Going to try the latest at the moment version (545.23.06) using the run file, see no more options if this fails.
Installing the latest beta driver using run file also didn’t work: sudo ./NVIDIA-Linux-x86_64-545.23.06.run -m=kernel-open. So I currently see virtually no possibilities to make an external GPU work with the latest kernels.
That’s weird, the log above is from either akmod-nvidia-open package or NVIDIA-Linux-x86_64-535.113.01.run run file (can’t recall exactly), also you can see that /tmp/selfgz5811/NVIDIA-Linux-x86_64-535.113.01/kernel-open path was used along the compilation and [ 146.427273] nvidia-modeset: Loading NVIDIA UNIX Open Kernel Mode Setting Driver for x86_64 535.113.01 Release Build (dvs-builder@U16-I2-C03-37-4) Tue Sep 12 19:48:46 UTC 2023 was set.
Yeah, this one nvidia-bug-report-535-open.log.gz, you can search for NVIDIA UNIX Open Kernel in this file. There’s just a collection of all my attempts I guess for the past few days :)
Okay, I’ll try again the akmod-nvidia-open package and generate the report once again. Practically I’ve got the same result on the open one, the external monitor didn’t get the signal and overall it’s a black screen.
This might be just a timing issue, i.e. the driver loads too late and the Xserver/Wayland is already up. Can’t really tell without a proper log, though.
Okay, here are the new attempt, interesting part starts form line 7k. I’ve booted with nvidia.NVreg_OpenRmEnableUnsupportedGpus=1 parameter set and open driver version was loaded, but I’ve got RmInitAdapter failed!. Also with the OpenRmEnableUnsupportedGpus parameter set I’ve got nothing on lsmod | grep -i nvidia, so modules didn’t load. Without this parameter modules are loaded.
Yes, now I can see something new, but idk what it means) I think I’d need to create a new issue on GitHub…
Oct 31 17:53:41 fedora kernel: NVRM objClInitPcieChipset: *** Chipset Setup Function Error!
Oct 31 17:53:44 fedora kernel: [drm] Initialized nvidia-drm 0.0.0 20160202 for 0000:52:00.0 on minor 1
Oct 31 17:53:44 fedora systemd[1]: nvidia-fallback.service - Fallback to nouveau as nvidia did not load was skipped because of an unmet condition check (ConditionPathExists=!/sys/module/nvidia).
Oct 31 17:54:06 fedora kernel: NVRM unixCallVideoBIOS: int10h(4f02, 0000) vesa call failed! (4f02, 0000)

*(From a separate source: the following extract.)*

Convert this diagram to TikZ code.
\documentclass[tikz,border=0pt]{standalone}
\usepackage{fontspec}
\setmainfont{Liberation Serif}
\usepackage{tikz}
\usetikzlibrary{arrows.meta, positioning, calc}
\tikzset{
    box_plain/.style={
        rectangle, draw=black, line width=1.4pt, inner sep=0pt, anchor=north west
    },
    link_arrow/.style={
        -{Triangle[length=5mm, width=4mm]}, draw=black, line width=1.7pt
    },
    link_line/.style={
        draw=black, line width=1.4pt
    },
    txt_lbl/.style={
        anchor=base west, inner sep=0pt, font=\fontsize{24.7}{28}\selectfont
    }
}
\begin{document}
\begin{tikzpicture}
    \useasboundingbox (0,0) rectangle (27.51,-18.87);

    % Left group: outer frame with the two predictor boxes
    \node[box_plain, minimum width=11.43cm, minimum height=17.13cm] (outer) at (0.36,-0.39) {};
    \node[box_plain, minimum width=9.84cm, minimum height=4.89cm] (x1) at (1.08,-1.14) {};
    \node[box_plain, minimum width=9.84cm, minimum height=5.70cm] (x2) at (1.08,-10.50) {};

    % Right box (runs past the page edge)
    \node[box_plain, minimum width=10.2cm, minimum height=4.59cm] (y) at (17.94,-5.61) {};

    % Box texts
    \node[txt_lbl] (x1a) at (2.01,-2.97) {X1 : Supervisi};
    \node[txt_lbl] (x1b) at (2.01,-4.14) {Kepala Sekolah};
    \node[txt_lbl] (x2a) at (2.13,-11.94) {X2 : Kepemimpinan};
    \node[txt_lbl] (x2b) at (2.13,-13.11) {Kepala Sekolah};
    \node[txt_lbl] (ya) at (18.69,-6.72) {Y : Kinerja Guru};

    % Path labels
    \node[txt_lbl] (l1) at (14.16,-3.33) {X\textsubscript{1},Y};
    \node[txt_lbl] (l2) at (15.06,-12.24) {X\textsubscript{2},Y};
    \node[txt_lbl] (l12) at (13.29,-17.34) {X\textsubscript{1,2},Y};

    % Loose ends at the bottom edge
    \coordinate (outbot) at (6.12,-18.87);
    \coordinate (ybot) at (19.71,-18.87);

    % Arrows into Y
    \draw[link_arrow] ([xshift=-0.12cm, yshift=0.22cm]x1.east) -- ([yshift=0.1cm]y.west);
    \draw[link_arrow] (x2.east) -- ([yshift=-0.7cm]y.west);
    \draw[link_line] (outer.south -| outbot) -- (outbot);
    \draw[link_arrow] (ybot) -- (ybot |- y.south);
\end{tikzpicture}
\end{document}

Oct 31 17:54:06 fedora kernel: NVRM nvCheckOkFailedNoLog: Check failed: Failure: Generic Error [NV_ERR_GENERIC] (0x0000FFFF) returned from pRmApi->Control(pRmApi, nv->rmapi.hClient, nv->rmapi.hSubDevice, NV2080_CTRL_CMD_INTERNAL_DISPLAY_POST_RESTORE, &restoreParams, sizeof(restoreParams)) @ unix_console.c:197
Alright, I update it periodically, but I’ll check if they got anything new. Again, it was working good a year ago and after a some system update (can’t recall if a BIOS update was also involved) it broke…
Thanks!
Yep, I was trying to restart it, but it doesn’t help. Checked everything, updated outdated, but the BIOS version is the latest (N3AET77W (1.42) 2023-09-21). Also eGPU works on Windows just fine.
Yes, the error 0x26,0x56 RmInitAdapter failed! (0x26:0x56:1482)
is specific to the proprietary linux driver. Seems to expect something special from the system bios not available for eGPUs over TB.
Usually the open driver works without an issue in that case. Maybe open an issue on github with the -open driver to shed some light on this.